1. The problem statement, all variables and given/known data

Find the vector, parametric and symmetric equations of a line that intersect both line 1 and line 2 at 90°.

L1 :
x = 4 + 2t
y = 8 + 3t
z = -1 - 4t
L2 :
x = 7 - 6t
y = 2+ t
z = -1 + 2t

2. Relevant equations

3. The attempt at a solution

I tried taking the cross product of [2,3,-4], and [-6,1,2], to find the vector perpendicular to both lines

= [10,20,20]

So our new direction vector is [10,20,20]

Now I'm stuck (confused about how to find the equations)

Any help would be greatly appreciated!

2. Apr 29, 2010

### lanedance

pick an arbitrary point on each line and write the equation of the line formed by joing the point, in terms of the points (use different parameteric variables for each line, say s & t)

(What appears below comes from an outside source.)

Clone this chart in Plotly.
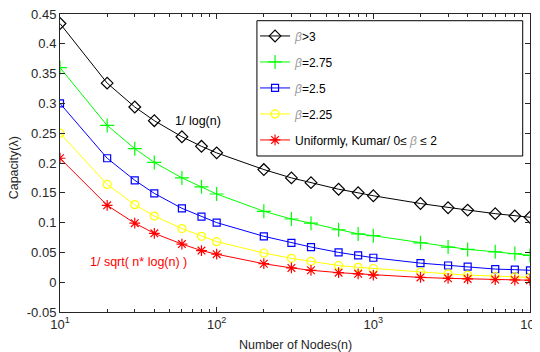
import plotly.graph_objects as go

nodes = [10, 20, 30, 40, 60, 80, 100, 200, 300, 400, 600, 800,
         1000, 2000, 3000, 4000, 6000, 8000, 10000]

beta_gt3 = [0.434, 0.334, 0.294, 0.271, 0.244, 0.228, 0.217, 0.189, 0.175, 0.167,
            0.156, 0.150, 0.145, 0.132, 0.125, 0.121, 0.115, 0.111, 0.109]
beta_275 = [0.360, 0.263, 0.224, 0.201, 0.175, 0.160, 0.148, 0.119, 0.106, 0.099,
            0.088, 0.081, 0.078, 0.066, 0.059, 0.055, 0.051, 0.048, 0.045]
beta_25 = [0.300, 0.208, 0.171, 0.149, 0.124, 0.110, 0.100, 0.077, 0.066, 0.059,
           0.050, 0.045, 0.041, 0.032, 0.028, 0.026, 0.022, 0.021, 0.020]
beta_225 = [0.250, 0.164, 0.130, 0.111, 0.090, 0.077, 0.068, 0.049, 0.040, 0.035,
            0.028, 0.025, 0.023, 0.017, 0.014, 0.012, 0.010, 0.009, 0.008]
uniform = [0.208, 0.129, 0.099, 0.082, 0.064, 0.053, 0.047, 0.031, 0.024, 0.020,
           0.016, 0.014, 0.012, 0.008, 0.0065, 0.0055, 0.0044, 0.0037, 0.0033]

x_tick_vals = [10, 100, 1000, 10000]
x_tick_text = ["10<sup>1</sup>", "10<sup>2</sup>", "10<sup>3</sup>", "10<sup>4</sup>"]
y_tick_vals = [-0.05, 0, 0.05, 0.1, 0.15, 0.2, 0.25, 0.3, 0.35, 0.4, 0.45]
y_tick_text = ["-0.05", "0", "0.05", "0.1", "0.15", "0.2", "0.25", "0.3", "0.35", "0.4", "0.45"]

B = "<i><span style='color:#9a9a9a'>β</span></i>"
series = [
    (beta_gt3, B + ">3", "#000000", "diamond-open", 9),
    (beta_275, B + "=2.75", "#00ff00", "cross-thin-open", 10),
    (beta_25, B + "=2.5", "#0000ff", "square-open", 7),
    (beta_225, B + "=2.25", "#ffff00", "circle-open", 8),
    (uniform, "Uniformly, Kumar/ 0≤ " + B + " ≤ 2", "#ff0000", "asterisk-open", 9),
]

fig = go.Figure()
for i, (vals, name, col, sym, sz) in enumerate(series):
    fig.add_trace(go.Scatter(
        x=nodes, y=vals, name=name, mode="lines+markers",
        line=dict(color=col, width=1),
        marker=dict(symbol=sym, size=sz, color=col, line=dict(color=col, width=1.2)),
        legendgroup="g%d" % i,
    ))

minor_vals = [v * m for v in (10, 100, 1000) for m in range(2, 10)]
axis_col = "#262626"
font = "Liberation Sans, Arial, sans-serif"

# The page body has an 8px default margin, so the figure is sized to fit the window.
fig.update_layout(
    width=532, height=344,
    margin=dict(l=52, r=10, t=6, b=40, autoexpand=False),
    paper_bgcolor="white", plot_bgcolor="white",
    font=dict(family=font, size=13, color=axis_col),
    showlegend=True,
    legend=dict(
        x=0.415, y=0.975, xanchor="left", yanchor="top",
        bgcolor="rgba(0,0,0,0)", borderwidth=0,
        font=dict(size=12, color="#000000"),
        tracegroupgap=7, itemwidth=30,
    ),
    xaxis=dict(
        type="log", range=[1, 4], automargin=False, ticklabeloverflow="allow",
        tickvals=x_tick_vals, ticktext=x_tick_text,
        ticks="inside", ticklen=5, tickcolor=axis_col,
        minor=dict(tickvals=minor_vals, ticks="inside", ticklen=3, tickcolor=axis_col),
        showline=True, linecolor=axis_col, linewidth=1, mirror="ticks",
        showgrid=False, zeroline=False,
    ),
    yaxis=dict(
        range=[-0.05, 0.45], automargin=False, ticklabeloverflow="allow",
        tickvals=y_tick_vals, ticktext=y_tick_text,
        ticks="inside", ticklen=5, tickcolor=axis_col,
        showline=True, linecolor=axis_col, linewidth=1, mirror="ticks",
        showgrid=False, zeroline=False,
    ),
    shapes=[dict(type="rect", xref="paper", yref="paper",
                 x0=0.419, x1=0.9845, y0=0.5235, y1=0.9775,
                 line=dict(color="#000000", width=1), fillcolor="rgba(0,0,0,0)")],
    annotations=[
        dict(x=1.879, y=0.27, xref="x", yref="y", text="1/ log(n)", showarrow=False,
             font=dict(size=12.5, color="#000000")),
        dict(x=1.50, y=0.034, xref="x", yref="y", text="1/ sqrt( n* log(n) )", showarrow=False,
             font=dict(size=12.5, color="#ff0000")),
        dict(x=0.5, y=-0.111, xref="paper", yref="paper", text="Number of Nodes(n)",
             showarrow=False, yanchor="middle", font=dict(size=12.5, color=axis_col)),
        dict(x=-0.096, y=0.485, xref="paper", yref="paper", text="Capacity(λ)",
             showarrow=False, textangle=-90, xanchor="center", font=dict(size=12.5, color=axis_col)),
    ],
)

fig.write_html("out.html")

then use the direction you have found to solve for s & t

3. May 1, 2010

### spoc21

Thanks lanedance,
could you elaborate a little more. what points would I need to pick, in order to solve for the equations.

Thanks,

4. May 2, 2010

### lanedance

you need to solve for the points that give you the connecting line, which is perpindicular to L1 & L2.

The first point, say p1, is a point on L1, the 2nd, p2 on L2. The direction of p1,p2 must be parallel or anti parallel to the direction you found. Use that fact to solve for p1 & p2 simultaneously.